Scenario analysis is especially valuable. Test downside cases for lower wind yield, delayed commissioning, higher replacement frequency, weaker subsidy support, and lower offtake volume. If returns collapse under modest stress, the project may not be robust enough for approval. If economics remain acceptable across realistic downside cases, that is a stronger indicator of strategic value.

This framework helps distinguish conceptually attractive projects from investable infrastructure. It also aligns internal approval processes with the realities of hydrogen asset performance rather than promotional assumptions.

Conclusion: the best ROI cases are built on utilization, revenue certainty, and system realism

For financial approvers, the central lesson is clear: wind-to-hydrogen project ROI is rarely determined by wind price alone. The strongest returns come from projects that combine high and realistic electrolyzer utilization, disciplined CAPEX control, credible lifecycle performance, reliable offtake, and manageable storage and delivery economics.
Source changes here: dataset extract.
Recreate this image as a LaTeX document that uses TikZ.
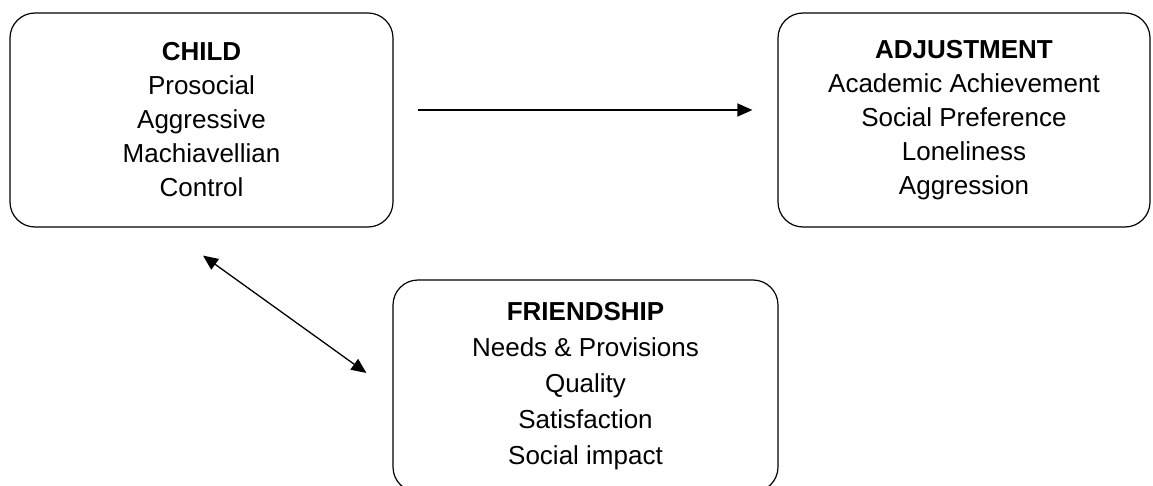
\documentclass[tikz,border=0pt]{standalone}
\usepackage{fontspec}
\setmainfont{Liberation Sans}
\usepackage{tikz}
\usetikzlibrary{arrows.meta,positioning}
\tikzset{
  stagebox/.style={draw=black,line width=1.2pt,rounded corners=25pt,align=center,inner sep=0pt,font=\fontsize{26}{34}\selectfont},
  flow/.style={-{Triangle[length=15pt,width=13pt]},line width=1.3pt},
  twoway/.style={{Triangle[length=15pt,width=13pt]}-{Triangle[length=15pt,width=13pt]},line width=1.3pt},
}

\begin{document}
\begin{tikzpicture}[x=1pt,y=-1pt]
		\useasboundingbox (0,0) rectangle (1153,486);
		\node[stagebox,minimum width=383pt,minimum height=214pt] (child) at (201.5,120) {\textbf{CHILD}\\Prosocial\\Aggressive\\Machiavellian\\Control};
		\node[stagebox,minimum width=372pt,minimum height=214pt] (adjust) at (964,120) {\textbf{ADJUSTMENT}\\Academic Achievement\\Social Preference\\Loneliness\\Aggression};
		\node[stagebox,minimum width=385pt,minimum height=212pt,font=\fontsize{26}{36}\selectfont] (friend) at (585.5,386) {\textbf{FRIENDSHIP}\\Needs \& Provisions\\Quality\\Satisfaction\\Social impact};
		\draw[flow] ([shift={(24,-10)}]child.east)--([shift={(-25,-10)}]adjust.west);
		\draw[twoway] ([shift={(1.5,28)}]child.south)--([shift={(-26,-13)}]friend.west);
	\end{tikzpicture}
\end{document}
Projects become weak when they rely on overly optimistic curtailment assumptions, incomplete infrastructure costing, fragile merchant hydrogen demand, or understated compliance burdens. They become bankable when they are modeled as full-chain industrial systems with dependable revenue pathways and standards-based operating resilience.

In a market where hydrogen is increasingly strategic but still capital sensitive, disciplined input analysis is the difference between approving a long-term decarbonization asset and funding an expensive underperformer. For decision-makers responsible for capital allocation, the priority is not finding the most ambitious narrative. It is identifying the projects whose assumptions can survive real operating conditions, real contracts, and real infrastructure constraints.